I tell that story because I have one point that keeps demonstrating itself to me year after year: most people have not rejected Yeshua. Most people have rejected Christianity. Mostly because so many Christians are assholes.
They can’t reject Yeshua because they don’t know what He taught or what He said. So much of what the Church teaches is man-made doctrine and is not based on anything in the Scriptures. They push their own prejudices as Gospel truth. They politicize in His Name. “Jesus would have supported this!” “Jesus would have been against that!” Whatever they don’t like becomes heinous sin but whatever they like is somehow excused.
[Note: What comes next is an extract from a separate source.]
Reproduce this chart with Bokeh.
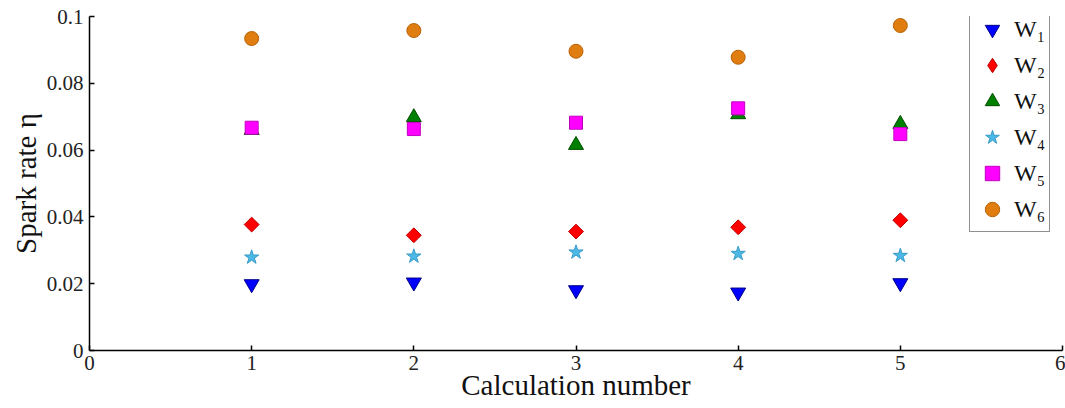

Christians have a tendency to look down on those who do not believe. “They have rejected God! They are filthy, rotten sinners!” Well, we’re all filthy, rotten sinners. Are they any worse because they do not believe? No. Are they less moral? Probably not. I’ve known many unbelievers who were much more Messiah-like than many Christians.
This is why I think proper theology is so important. So many Christians look down on unbelievers because they honestly believe their faith makes them better than them. “I’m good, so I believed. I did not reject God so I am more worthy.” That is where the stereotypical Bible-thumper, frothing at the mouth while he tosses out damnation like Mardi Gras beads, comes from. “I believe because I am better than you.”
Now, in addition to being a student of Messianic Judaism, I am also quite entrenched in Reformed Theology (often called “Calvinism,” based on the writings of Swiss Reformer John Calvin) and most of my beliefs are filtered through that. If you look back over time, many of the greatest evangelists of the modern era (including Billy Graham, Billy Sunday, Charles Spurgeon, and Jonathan Edwards) come from the Reformed tradition. Why do I believe that is?
I think it is because Reformed Theology (which, in part, covers issues such as unconditional election and eternal assurance) gives us the proper perspective. While some walk around and think “I believe because I am better,” the Reformed recognize that we only believe because God has given us the faith. “I believe because God has allowed me to believe.”
I spent many of my school years as an agnostic or Deist. I generally believed in a God but did not think He was particular interested in our day-to-day issues and I certainly did not believe He loved us. God was not personal. He was a force … He was a thing. I was an unbeliever.
So, what happened between that point and the point where I believed? Did I get smarter? Did I suddenly become more moral? No! I believed because God revealed Himself to me, softened my heart, and regenerated my spirit. It was nothing I did. It was nothing I earned, deserved, or gained of my own accord. God’s grace was demonstrated through my faith. I had faith because He had given it to me.
Now, how does this relate to the unbeliever? The unbeliever is not my enemy. The unbeliever is not less moral than I am. The unbeliever is not less intelligent than I am. The unbeliever probably isn’t much different than I am, at all. I have friends of many different faiths or no faith at all. Does this make me pious and them dirty, rotten sinners? Far from it. It simply means that God has revealed Himself to me and not them.
So, I respect them. I can respect their opinions and beliefs even if I respectfully disagree. I understand why they believe the way they do. I am certainly no better, no more pious, and no more worthy than they are. We’re the same.
I know a lot of this particular post was written to those of the Judeo-Christian world and may use some “insider” information. To my pagan, atheist, and agnostic friends who may be reading, I simply want to say that you should never let people define God or Jesus for you. I implore you to give His Word a look for yourself. Learn some of what He taught and see if it does not speak to you. The word “Gospel” literally means “Good News.” It’s supposed to be liberating. It’s supposed to be inspiring. I’m sorry so many people have tried to use it to make you second-class citizens.